* start Data extract *
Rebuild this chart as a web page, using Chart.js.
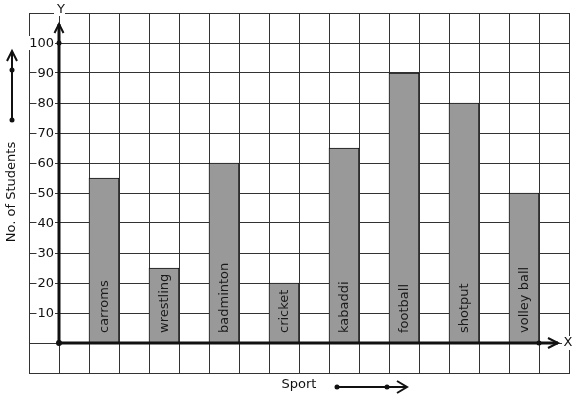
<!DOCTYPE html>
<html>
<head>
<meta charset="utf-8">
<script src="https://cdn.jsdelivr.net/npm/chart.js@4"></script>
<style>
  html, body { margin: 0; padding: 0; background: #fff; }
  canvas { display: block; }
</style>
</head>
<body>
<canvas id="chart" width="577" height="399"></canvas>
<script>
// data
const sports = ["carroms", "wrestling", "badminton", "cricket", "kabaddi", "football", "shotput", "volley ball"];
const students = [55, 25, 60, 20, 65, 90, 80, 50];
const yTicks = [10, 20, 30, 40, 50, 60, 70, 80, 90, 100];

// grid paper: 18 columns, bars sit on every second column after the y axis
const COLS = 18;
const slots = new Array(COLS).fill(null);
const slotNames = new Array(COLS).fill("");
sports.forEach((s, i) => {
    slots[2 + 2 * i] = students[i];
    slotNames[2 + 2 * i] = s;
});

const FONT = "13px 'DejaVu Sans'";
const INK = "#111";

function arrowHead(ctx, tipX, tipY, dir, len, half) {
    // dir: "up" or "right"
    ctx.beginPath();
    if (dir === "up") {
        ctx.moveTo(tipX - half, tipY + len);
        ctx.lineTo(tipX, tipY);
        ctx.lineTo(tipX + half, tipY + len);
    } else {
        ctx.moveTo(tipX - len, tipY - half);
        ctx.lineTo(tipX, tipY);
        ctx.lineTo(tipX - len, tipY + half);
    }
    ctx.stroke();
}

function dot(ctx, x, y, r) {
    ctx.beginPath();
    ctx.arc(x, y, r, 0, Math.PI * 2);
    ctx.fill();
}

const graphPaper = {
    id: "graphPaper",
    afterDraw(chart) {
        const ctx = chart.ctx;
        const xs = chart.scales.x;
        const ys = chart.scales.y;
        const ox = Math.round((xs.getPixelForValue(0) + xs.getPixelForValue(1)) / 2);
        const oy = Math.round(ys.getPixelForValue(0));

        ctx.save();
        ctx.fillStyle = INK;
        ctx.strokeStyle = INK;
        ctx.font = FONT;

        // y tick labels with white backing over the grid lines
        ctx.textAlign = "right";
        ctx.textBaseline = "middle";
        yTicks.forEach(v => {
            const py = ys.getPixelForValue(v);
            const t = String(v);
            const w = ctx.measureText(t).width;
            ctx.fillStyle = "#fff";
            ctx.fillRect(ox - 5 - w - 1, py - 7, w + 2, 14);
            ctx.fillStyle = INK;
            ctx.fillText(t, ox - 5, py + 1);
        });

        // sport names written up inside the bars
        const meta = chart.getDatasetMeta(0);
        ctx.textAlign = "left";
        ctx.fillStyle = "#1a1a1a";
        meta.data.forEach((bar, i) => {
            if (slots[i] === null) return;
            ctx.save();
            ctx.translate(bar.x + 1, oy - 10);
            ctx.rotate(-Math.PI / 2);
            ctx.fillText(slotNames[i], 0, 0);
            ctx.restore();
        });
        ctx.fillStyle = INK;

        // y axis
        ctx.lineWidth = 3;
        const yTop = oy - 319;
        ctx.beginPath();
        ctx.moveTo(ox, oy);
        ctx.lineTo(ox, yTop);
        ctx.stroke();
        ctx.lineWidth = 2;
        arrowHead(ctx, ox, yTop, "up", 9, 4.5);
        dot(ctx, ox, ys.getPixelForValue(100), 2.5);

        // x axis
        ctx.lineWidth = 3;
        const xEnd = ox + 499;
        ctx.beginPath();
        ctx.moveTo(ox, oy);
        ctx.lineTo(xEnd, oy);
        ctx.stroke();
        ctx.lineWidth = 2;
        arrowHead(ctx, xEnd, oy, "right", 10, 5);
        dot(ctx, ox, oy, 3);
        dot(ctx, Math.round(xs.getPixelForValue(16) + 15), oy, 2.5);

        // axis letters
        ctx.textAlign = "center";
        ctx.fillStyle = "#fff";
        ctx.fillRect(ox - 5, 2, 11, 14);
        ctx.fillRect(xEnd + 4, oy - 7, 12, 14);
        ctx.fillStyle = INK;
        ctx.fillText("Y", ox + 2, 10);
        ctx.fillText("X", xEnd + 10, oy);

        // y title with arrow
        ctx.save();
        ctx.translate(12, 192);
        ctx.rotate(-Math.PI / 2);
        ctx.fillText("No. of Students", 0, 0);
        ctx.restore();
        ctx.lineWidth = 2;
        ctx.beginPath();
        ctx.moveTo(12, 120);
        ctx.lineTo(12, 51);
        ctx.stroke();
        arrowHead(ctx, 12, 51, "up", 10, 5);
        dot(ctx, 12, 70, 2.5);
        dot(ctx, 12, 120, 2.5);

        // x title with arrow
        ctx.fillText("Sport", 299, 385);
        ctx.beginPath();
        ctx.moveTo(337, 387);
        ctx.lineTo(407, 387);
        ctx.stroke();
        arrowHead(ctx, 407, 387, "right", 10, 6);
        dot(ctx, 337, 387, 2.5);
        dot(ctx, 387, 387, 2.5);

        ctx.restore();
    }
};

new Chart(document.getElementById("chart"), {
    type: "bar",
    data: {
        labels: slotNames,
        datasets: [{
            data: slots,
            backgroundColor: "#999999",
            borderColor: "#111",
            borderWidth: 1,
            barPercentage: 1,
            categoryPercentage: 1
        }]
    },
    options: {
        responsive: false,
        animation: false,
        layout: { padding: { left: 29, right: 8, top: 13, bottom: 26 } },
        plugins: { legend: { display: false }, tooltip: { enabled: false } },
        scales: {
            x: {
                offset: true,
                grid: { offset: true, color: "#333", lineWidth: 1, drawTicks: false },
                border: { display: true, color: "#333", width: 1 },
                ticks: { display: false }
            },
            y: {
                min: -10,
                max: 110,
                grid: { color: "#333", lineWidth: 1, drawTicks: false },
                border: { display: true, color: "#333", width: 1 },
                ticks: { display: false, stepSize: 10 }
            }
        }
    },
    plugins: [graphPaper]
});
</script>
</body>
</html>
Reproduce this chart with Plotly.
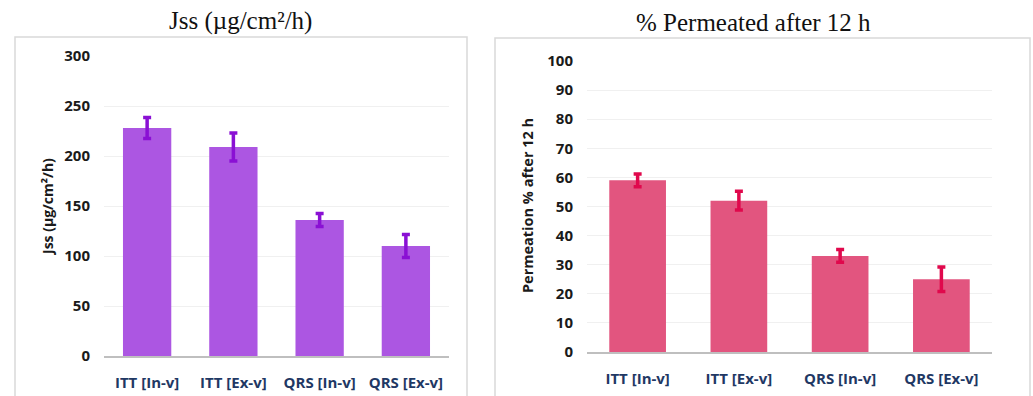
* end Data extract *
From the entries above, collect every line with the string "this" in it.

* **Exercise answer**:
Rebuild this chart as a web page, using Chart.js.
Reproduce this chart with Plotly.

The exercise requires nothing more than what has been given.